● **The problem**: Only the lines from the top of the listing below to the line that has "const marcasY = [-20, -10, 0, 10, 20]" should be echoed, with both ends kept and pictures left out.

● **Dataset section**:
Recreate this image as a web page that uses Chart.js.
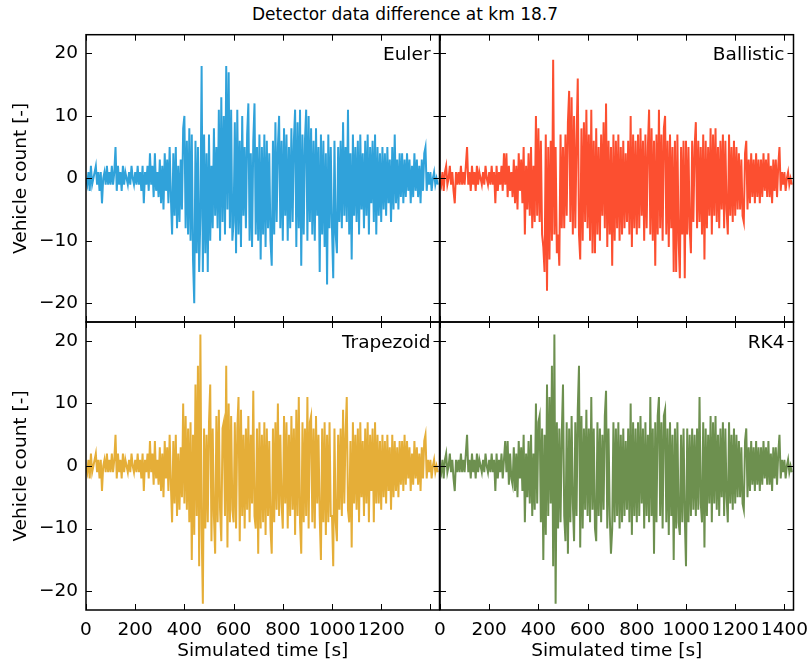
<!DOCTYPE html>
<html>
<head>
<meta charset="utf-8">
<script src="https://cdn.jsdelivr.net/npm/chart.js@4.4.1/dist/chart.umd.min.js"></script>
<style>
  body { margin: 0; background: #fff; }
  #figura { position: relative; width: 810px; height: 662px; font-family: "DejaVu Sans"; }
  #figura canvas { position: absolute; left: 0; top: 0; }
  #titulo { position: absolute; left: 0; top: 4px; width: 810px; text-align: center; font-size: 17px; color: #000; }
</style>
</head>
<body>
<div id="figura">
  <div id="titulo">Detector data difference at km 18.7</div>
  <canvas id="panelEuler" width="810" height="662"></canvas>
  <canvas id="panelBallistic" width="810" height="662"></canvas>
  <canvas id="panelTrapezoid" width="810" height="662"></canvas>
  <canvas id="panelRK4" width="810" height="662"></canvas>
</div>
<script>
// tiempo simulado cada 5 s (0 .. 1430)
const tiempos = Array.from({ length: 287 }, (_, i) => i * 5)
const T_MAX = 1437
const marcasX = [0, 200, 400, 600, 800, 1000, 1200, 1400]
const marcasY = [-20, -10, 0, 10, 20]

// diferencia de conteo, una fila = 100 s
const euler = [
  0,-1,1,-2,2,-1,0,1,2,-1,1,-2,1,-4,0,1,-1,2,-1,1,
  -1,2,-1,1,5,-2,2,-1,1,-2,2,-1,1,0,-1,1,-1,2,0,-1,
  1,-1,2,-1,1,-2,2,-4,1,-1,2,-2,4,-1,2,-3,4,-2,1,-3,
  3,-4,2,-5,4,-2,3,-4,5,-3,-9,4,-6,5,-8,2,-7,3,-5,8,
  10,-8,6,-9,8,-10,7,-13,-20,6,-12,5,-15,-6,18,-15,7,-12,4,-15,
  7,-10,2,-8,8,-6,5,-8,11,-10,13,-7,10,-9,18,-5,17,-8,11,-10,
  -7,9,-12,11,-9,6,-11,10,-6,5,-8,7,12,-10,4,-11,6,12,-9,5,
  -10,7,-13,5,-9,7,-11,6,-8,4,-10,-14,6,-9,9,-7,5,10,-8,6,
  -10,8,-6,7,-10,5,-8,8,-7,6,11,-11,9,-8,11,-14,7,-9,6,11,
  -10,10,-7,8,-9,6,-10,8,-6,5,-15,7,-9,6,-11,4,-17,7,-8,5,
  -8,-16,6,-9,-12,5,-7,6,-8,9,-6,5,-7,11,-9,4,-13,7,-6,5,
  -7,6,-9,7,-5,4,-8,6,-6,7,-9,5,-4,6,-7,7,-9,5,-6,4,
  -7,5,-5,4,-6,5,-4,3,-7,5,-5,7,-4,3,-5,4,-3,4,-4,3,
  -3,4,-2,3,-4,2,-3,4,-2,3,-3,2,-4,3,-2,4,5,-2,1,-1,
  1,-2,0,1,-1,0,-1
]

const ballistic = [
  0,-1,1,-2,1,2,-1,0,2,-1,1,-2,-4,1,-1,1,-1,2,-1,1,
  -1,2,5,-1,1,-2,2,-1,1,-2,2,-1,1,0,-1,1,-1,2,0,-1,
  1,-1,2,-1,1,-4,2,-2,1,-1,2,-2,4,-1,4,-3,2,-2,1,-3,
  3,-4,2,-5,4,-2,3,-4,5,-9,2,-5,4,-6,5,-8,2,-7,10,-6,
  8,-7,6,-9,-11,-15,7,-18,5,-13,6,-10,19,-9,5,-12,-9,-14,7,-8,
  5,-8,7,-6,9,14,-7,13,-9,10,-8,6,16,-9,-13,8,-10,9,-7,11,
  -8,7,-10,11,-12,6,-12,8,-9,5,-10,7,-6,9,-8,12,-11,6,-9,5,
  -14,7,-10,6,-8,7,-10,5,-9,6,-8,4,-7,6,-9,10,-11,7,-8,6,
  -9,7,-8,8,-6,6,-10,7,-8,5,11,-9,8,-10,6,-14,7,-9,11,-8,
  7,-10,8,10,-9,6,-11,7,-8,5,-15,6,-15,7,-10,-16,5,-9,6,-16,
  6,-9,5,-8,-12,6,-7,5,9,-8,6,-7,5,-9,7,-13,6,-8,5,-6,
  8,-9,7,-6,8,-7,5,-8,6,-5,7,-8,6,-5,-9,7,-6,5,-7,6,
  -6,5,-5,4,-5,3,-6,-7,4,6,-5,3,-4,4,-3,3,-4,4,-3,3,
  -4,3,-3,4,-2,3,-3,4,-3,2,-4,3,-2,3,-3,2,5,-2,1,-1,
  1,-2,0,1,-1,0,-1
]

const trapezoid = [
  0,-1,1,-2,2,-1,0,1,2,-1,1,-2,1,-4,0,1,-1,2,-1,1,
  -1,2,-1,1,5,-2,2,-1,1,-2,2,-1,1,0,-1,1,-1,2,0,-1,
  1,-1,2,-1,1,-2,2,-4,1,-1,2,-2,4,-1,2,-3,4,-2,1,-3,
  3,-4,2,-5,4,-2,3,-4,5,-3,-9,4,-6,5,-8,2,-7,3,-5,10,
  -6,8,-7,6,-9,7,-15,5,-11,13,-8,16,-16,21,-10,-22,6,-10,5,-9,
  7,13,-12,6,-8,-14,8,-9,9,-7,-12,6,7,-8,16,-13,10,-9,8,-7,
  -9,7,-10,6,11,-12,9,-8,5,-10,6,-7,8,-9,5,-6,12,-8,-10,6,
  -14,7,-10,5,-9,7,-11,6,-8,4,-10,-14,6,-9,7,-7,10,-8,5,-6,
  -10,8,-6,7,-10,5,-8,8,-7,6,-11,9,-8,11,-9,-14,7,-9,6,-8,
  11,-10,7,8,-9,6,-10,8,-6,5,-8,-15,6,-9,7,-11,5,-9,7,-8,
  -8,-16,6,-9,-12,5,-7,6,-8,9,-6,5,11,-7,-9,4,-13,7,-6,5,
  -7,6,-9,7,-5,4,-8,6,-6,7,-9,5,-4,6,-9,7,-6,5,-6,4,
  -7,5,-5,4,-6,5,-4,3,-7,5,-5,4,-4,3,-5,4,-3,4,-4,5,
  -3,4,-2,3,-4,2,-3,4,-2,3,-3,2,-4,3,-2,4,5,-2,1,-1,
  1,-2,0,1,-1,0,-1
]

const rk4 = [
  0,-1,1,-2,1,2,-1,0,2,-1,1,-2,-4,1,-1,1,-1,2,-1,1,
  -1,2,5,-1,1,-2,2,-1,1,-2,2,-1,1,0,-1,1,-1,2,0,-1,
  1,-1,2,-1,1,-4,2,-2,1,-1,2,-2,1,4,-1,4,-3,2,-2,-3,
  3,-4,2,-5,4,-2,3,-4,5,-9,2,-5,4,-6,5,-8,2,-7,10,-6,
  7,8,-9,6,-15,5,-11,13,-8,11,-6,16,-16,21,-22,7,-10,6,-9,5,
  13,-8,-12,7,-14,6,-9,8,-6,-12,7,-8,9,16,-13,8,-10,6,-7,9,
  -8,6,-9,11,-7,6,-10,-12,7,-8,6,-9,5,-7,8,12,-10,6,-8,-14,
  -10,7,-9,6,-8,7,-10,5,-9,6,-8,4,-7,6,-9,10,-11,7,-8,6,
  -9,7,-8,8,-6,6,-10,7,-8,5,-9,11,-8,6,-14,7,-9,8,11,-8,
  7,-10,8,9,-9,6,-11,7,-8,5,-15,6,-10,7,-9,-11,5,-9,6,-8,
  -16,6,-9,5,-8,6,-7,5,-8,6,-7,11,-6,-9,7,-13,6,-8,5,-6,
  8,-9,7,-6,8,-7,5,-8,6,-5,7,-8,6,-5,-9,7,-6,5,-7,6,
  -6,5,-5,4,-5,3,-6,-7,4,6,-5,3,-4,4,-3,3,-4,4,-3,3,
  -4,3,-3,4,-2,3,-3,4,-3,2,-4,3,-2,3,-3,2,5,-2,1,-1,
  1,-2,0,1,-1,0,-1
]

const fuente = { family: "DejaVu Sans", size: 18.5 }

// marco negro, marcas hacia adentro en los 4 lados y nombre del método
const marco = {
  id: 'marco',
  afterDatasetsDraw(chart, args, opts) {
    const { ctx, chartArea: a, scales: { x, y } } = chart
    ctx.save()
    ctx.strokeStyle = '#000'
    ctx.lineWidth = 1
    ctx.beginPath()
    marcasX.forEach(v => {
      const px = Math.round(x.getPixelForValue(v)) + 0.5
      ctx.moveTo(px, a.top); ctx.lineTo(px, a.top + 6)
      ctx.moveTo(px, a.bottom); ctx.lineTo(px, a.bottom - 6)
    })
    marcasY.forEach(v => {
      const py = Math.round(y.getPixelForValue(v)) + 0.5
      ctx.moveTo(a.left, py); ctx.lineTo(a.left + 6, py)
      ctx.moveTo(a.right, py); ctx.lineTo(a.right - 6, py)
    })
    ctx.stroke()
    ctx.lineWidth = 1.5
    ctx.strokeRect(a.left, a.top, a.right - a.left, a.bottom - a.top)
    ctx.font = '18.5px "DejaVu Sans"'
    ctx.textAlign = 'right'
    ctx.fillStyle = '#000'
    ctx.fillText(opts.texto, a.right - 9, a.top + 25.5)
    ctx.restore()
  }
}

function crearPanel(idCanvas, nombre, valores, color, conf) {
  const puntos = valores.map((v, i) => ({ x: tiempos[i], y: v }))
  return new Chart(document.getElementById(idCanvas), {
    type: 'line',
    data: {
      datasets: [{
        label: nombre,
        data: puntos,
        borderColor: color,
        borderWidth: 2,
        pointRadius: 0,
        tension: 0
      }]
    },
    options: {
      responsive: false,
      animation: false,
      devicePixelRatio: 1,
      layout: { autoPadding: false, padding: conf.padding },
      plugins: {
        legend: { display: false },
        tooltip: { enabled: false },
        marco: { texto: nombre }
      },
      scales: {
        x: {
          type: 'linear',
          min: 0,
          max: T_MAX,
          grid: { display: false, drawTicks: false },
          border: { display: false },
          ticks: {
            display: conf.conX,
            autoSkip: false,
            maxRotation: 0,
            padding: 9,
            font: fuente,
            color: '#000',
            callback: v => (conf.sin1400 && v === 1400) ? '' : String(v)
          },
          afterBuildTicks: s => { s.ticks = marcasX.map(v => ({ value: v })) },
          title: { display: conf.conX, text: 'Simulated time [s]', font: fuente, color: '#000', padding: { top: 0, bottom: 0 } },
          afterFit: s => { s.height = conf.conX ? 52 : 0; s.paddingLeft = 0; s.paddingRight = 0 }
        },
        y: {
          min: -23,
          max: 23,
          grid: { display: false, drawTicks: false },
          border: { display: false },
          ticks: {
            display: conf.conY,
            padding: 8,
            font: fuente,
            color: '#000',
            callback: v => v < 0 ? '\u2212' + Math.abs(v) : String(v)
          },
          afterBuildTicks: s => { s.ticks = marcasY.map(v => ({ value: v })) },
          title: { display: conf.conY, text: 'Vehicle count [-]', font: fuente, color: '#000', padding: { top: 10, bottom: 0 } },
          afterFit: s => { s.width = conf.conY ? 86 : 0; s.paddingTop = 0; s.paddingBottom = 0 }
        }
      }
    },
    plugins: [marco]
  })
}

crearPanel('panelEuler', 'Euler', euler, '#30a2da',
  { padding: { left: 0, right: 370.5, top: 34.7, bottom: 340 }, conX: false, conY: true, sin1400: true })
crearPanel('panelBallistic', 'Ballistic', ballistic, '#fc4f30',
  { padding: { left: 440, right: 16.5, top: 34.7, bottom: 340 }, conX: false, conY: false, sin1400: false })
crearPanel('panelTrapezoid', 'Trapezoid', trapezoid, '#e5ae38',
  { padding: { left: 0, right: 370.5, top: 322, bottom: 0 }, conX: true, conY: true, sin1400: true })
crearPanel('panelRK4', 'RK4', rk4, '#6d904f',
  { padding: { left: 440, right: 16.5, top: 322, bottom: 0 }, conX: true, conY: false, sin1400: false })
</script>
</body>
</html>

● **Output for this task**:
Recreate this image as a web page that uses Chart.js.
<!DOCTYPE html>
<html>
<head>
<meta charset="utf-8">
<script src="https://cdn.jsdelivr.net/npm/chart.js@4.4.1/dist/chart.umd.min.js"></script>
<style>
  body { margin: 0; background: #fff; }
  #figura { position: relative; width: 810px; height: 662px; font-family: "DejaVu Sans"; }
  #figura canvas { position: absolute; left: 0; top: 0; }
  #titulo { position: absolute; left: 0; top: 4px; width: 810px; text-align: center; font-size: 17px; color: #000; }
</style>
</head>
<body>
<div id="figura">
  <div id="titulo">Detector data difference at km 18.7</div>
  <canvas id="panelEuler" width="810" height="662"></canvas>
  <canvas id="panelBallistic" width="810" height="662"></canvas>
  <canvas id="panelTrapezoid" width="810" height="662"></canvas>
  <canvas id="panelRK4" width="810" height="662"></canvas>
</div>
<script>
// tiempo simulado cada 5 s (0 .. 1430)
const tiempos = Array.from({ length: 287 }, (_, i) => i * 5)
const T_MAX = 1437
const marcasX = [0, 200, 400, 600, 800, 1000, 1200, 1400]
const marcasY = [-20, -10, 0, 10, 20]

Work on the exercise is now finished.